Dans ces lignes, l’analyse des différents acteurs engagés dans les processus de légitimation montre que s’ils jouent parfois à contre-courant les uns des autres, ils transforment la perception sociale des musiques hip-hop à l’aube des années 2020. La période contemporaine est marquée par un processus de légitimation inédit des musiques hip-hop en France, et du genre rap en particulier, d’abord perceptible par la massification et la diversité de leurs publics, puis par leur plus forte présence au sein des instances culturelles (médias culturels généralistes, prix, organismes professionnels, etc.). Ces évolutions n’effacent pas leur criminalisation politique liée aux traitements des populations « à problème » dans le cadre d’une « situation postcoloniale » [32]. Elles indiquent cependant que la légitimation n’est pas un mouvement linéaire et homogène, mais le produit de processus concurrents qui voient des capitaux – positifs et négatifs – s’accumuler, attribués par certains acteurs sans pour autant que d’autres en reconnaissent la valeur.
À la question « Les musiques hip-hop sont-elles légitimes ? », on ne peut que répondre : elles le sont plus en 2022 que dans les années 1980 ou 2000, et elles occupent désormais une place plus haute dans la hiérarchie culturelle française. Pour autant, aucune dynamique significative suggérant une esthétisation telle que l’on puisse parler d’un passage du « populaire » au « savant » n’est observable. En entrant au niveau individuel, du côté des parcours des créateurs, on peut aussi observer que les artistes ne bénéficient pas tous de la même reconnaissance sociale et que si certains profitent d’une légitimation culturelle par les institutions publiques – plutôt des artistes dotés de capitaux scolaires leur permettant d’intégrer les codes des politiques publiques et de capter des ressources publiques –, d’autres bénéficient de la consécration par le marché – plutôt des artistes populaires à succès. Seuls quelques rares profils – les moins soumis aux signifiants sociaux négatifs attachés aux musiques hip-hop – arrivent à combiner ces deux sources de reconnaissance. Ainsi, l’examen des processus de légitimation des musiques hip-hop ne doit pas cacher la complexité des dynamiques de reconnaissance des artistes attachés à ces pratiques.

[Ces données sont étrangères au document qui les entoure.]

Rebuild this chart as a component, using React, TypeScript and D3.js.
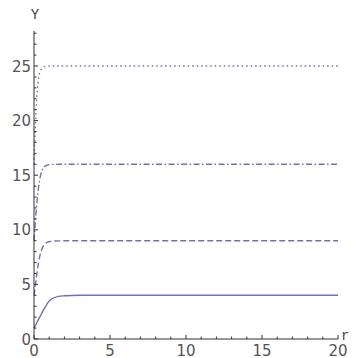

Enfin, tous les indices réunis sous forme de données historiques et statistiques dans cet ouvrage signalent le tournant que les musiques hip-hop connaissent depuis la seconde moitié des années 2010. Il est impossible de dire si les logiques de reconnaissance seront renforcées dans les prochaines années ou si l’intérêt pour ces musiques est susceptible de décliner. Néanmoins, le processus de patrimonialisation des musiques hip-hop, pour l’instant focalisé sur les années 1980 et 1990, n’en est qu’à ses débuts. En outre, les contrastes de perception et de traitement des différents artistes, déjà largement documentés, suggèrent que les musiques hip-hop sont désormais associées à des représentations sociales variées. Le rap peut encore nourrir peurs et fantasmes, être au cœur de formes d’illégitimation artistique, culturelle ou politique, mais à elles seules, les étiquettes « rap » ou « hip-hop » paraissent bénéficier d’une valeur sociale plus versatile que jamais.